## What you are asked to do
Go through the listing and return every line with "this" in it.

## The data
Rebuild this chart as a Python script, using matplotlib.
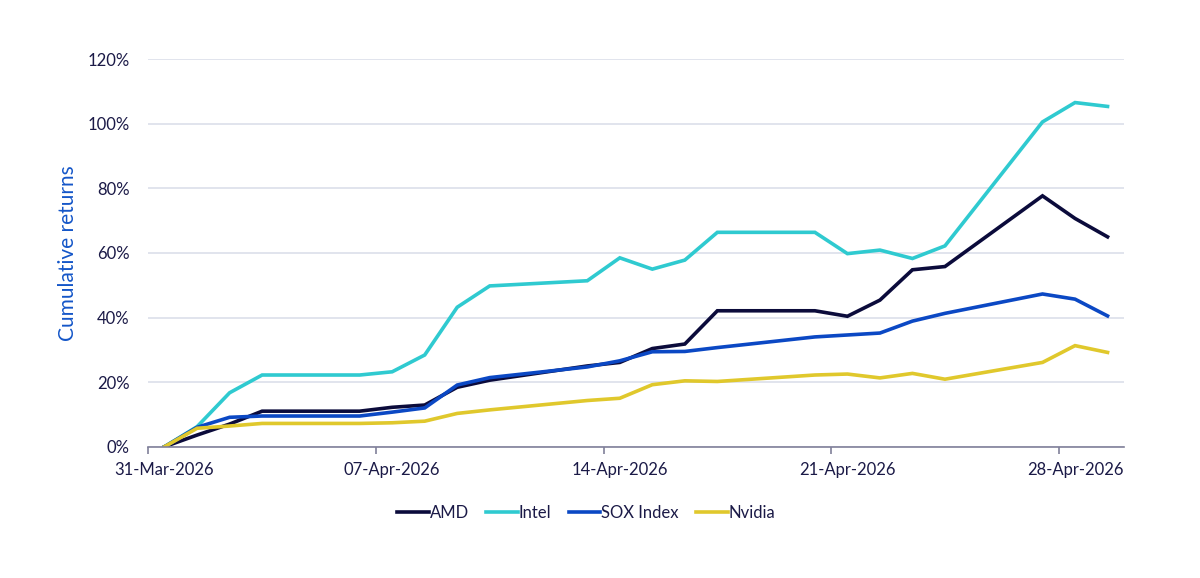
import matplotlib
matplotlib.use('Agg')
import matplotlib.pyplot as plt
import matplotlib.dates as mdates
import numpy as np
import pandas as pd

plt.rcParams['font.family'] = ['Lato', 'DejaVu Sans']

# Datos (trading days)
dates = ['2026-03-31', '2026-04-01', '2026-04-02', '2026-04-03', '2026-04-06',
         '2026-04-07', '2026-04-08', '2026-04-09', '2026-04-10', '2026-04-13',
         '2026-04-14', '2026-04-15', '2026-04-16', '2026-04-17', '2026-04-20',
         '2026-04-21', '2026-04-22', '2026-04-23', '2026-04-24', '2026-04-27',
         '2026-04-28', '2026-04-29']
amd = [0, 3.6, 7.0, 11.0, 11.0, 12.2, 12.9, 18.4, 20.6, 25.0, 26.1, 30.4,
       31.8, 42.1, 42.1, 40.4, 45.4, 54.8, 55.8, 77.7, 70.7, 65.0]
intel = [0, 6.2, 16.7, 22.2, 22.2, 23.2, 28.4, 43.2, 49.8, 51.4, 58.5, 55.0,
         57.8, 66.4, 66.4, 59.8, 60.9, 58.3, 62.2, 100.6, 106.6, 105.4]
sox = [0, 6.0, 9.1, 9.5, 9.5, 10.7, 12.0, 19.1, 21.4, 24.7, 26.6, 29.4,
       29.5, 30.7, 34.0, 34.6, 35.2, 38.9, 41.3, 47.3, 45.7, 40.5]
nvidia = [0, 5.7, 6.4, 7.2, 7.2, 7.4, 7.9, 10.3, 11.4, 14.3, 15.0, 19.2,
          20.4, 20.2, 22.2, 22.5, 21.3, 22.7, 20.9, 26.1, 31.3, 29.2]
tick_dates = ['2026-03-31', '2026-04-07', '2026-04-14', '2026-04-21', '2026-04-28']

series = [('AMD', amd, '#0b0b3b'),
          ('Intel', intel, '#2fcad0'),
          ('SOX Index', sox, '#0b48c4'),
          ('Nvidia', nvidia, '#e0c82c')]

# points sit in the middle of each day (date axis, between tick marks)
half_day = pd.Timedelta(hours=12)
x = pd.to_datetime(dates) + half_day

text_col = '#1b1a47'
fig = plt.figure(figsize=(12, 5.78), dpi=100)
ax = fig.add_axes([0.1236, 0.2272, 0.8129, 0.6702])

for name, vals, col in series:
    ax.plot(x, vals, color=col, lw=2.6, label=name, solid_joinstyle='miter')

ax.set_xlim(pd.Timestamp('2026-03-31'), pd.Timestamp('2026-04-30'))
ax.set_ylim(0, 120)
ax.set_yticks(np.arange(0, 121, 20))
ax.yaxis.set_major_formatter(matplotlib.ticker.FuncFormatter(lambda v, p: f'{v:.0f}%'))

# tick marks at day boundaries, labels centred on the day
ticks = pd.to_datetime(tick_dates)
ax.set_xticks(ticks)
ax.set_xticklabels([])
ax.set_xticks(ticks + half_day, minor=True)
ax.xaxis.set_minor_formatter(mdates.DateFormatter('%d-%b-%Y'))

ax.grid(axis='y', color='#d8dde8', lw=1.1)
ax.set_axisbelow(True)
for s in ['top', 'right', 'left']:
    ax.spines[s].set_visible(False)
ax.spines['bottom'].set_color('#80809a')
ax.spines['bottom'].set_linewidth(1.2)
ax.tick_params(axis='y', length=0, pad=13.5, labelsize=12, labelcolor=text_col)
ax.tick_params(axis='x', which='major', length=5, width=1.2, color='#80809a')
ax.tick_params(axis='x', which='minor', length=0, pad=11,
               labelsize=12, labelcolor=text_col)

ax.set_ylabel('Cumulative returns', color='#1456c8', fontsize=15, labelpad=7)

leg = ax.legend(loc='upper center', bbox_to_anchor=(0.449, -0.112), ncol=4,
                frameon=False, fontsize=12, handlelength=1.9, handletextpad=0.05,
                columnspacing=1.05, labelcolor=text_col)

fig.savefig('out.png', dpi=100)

==

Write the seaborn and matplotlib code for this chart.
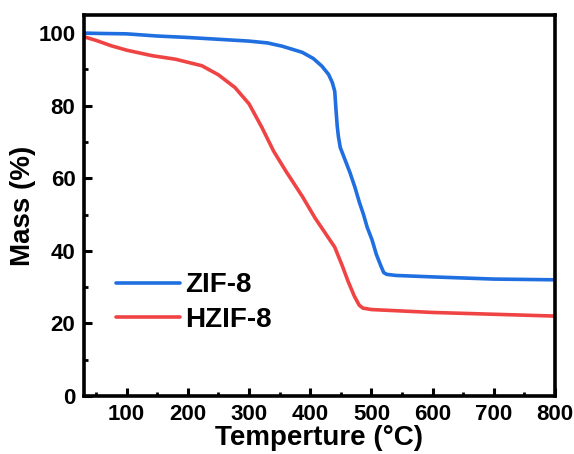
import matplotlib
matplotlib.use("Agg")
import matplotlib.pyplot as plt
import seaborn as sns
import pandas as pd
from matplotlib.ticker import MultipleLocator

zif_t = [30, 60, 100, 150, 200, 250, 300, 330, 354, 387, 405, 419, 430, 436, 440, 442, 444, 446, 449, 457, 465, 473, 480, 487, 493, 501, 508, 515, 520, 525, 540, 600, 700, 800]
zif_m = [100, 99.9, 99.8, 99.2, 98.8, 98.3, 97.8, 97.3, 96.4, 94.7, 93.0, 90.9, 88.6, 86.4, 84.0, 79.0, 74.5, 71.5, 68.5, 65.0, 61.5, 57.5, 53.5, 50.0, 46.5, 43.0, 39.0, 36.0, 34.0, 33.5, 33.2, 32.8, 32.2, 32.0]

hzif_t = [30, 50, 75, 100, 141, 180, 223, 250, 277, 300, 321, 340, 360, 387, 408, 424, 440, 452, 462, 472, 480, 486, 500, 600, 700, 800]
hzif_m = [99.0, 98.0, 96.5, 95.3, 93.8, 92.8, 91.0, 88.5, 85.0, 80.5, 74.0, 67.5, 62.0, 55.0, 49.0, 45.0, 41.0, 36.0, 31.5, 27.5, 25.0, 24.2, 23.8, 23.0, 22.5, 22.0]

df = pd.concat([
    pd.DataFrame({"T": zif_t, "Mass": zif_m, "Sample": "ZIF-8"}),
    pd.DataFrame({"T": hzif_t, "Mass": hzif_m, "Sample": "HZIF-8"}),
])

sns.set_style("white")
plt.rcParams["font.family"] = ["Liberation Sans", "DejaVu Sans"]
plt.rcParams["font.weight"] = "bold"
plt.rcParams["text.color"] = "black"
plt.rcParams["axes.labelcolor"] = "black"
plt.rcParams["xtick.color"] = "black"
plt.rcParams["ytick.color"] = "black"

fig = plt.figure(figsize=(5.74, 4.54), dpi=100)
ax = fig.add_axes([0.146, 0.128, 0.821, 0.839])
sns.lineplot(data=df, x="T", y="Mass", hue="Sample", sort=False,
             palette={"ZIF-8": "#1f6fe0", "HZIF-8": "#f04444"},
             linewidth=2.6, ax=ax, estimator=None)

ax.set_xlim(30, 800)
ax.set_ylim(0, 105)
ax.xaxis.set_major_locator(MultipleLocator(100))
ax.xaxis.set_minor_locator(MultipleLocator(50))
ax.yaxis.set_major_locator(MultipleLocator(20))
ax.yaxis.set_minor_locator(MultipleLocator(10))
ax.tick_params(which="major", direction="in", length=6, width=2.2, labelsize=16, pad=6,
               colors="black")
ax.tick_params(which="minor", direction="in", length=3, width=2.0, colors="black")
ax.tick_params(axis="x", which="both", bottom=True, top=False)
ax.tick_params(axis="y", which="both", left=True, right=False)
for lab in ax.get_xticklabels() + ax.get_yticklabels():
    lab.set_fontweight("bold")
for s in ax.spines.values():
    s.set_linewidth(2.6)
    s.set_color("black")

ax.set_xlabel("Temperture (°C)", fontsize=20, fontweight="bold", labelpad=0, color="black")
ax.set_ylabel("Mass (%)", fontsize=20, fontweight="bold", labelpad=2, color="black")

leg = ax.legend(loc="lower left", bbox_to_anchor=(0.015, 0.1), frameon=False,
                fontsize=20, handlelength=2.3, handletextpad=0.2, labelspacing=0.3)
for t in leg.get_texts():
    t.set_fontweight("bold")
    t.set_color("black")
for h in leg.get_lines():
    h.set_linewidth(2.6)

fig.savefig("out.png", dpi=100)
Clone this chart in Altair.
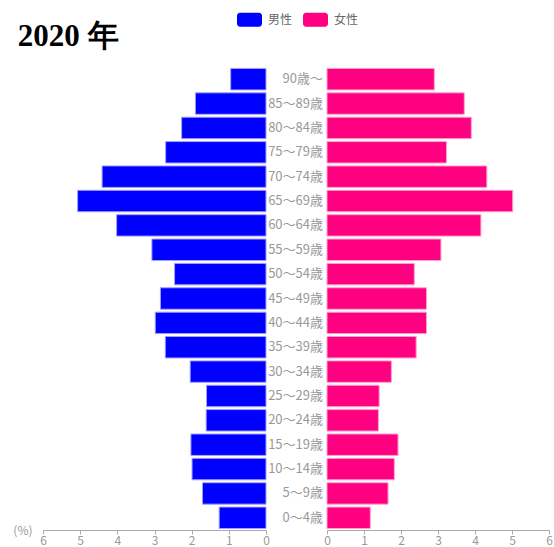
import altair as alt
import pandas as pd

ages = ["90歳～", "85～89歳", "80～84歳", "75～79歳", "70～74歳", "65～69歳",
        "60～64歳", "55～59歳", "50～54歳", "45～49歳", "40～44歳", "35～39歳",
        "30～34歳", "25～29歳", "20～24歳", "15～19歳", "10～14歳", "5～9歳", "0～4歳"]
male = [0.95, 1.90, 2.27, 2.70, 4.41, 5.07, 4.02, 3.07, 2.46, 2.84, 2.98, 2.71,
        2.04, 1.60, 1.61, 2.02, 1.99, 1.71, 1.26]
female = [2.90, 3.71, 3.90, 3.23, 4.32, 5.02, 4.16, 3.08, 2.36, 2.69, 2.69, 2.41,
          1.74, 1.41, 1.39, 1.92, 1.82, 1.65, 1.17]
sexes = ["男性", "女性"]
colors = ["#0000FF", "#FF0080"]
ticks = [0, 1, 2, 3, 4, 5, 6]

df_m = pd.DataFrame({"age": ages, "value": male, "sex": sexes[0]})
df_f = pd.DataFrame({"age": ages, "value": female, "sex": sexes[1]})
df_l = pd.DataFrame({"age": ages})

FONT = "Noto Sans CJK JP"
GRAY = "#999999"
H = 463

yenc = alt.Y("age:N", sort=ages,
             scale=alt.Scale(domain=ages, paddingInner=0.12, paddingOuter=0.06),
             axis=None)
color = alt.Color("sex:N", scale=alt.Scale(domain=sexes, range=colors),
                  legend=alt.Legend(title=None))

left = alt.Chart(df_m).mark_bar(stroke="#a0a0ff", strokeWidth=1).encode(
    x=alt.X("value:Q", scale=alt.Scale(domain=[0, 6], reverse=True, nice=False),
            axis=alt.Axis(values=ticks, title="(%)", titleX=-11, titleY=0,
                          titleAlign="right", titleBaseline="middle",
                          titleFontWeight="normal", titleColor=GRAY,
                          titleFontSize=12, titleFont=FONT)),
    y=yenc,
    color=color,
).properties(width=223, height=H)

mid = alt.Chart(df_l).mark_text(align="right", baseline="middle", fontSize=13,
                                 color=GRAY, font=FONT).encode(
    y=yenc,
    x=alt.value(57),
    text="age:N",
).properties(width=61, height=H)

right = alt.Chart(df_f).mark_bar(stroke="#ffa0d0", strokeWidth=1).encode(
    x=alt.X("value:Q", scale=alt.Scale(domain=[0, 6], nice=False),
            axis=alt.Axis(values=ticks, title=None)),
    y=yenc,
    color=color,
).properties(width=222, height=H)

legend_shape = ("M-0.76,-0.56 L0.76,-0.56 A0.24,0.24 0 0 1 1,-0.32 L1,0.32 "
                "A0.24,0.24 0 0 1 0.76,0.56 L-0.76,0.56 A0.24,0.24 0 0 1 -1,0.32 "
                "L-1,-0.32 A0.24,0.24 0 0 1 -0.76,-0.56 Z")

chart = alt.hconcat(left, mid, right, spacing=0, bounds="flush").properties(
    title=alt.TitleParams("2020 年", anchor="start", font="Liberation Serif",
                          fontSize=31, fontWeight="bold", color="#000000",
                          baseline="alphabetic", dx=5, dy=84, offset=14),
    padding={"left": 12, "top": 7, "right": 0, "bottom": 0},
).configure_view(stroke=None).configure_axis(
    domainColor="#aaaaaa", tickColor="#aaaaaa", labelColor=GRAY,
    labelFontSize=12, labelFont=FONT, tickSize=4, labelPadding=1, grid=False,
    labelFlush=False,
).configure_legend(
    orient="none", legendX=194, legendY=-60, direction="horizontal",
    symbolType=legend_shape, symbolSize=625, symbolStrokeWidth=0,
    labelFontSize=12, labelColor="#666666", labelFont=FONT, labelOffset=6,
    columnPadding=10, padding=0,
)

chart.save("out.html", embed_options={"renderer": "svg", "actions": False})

## Full response
Rebuild this chart as a Python script, using matplotlib.
Write the seaborn and matplotlib code for this chart.
Clone this chart in Altair.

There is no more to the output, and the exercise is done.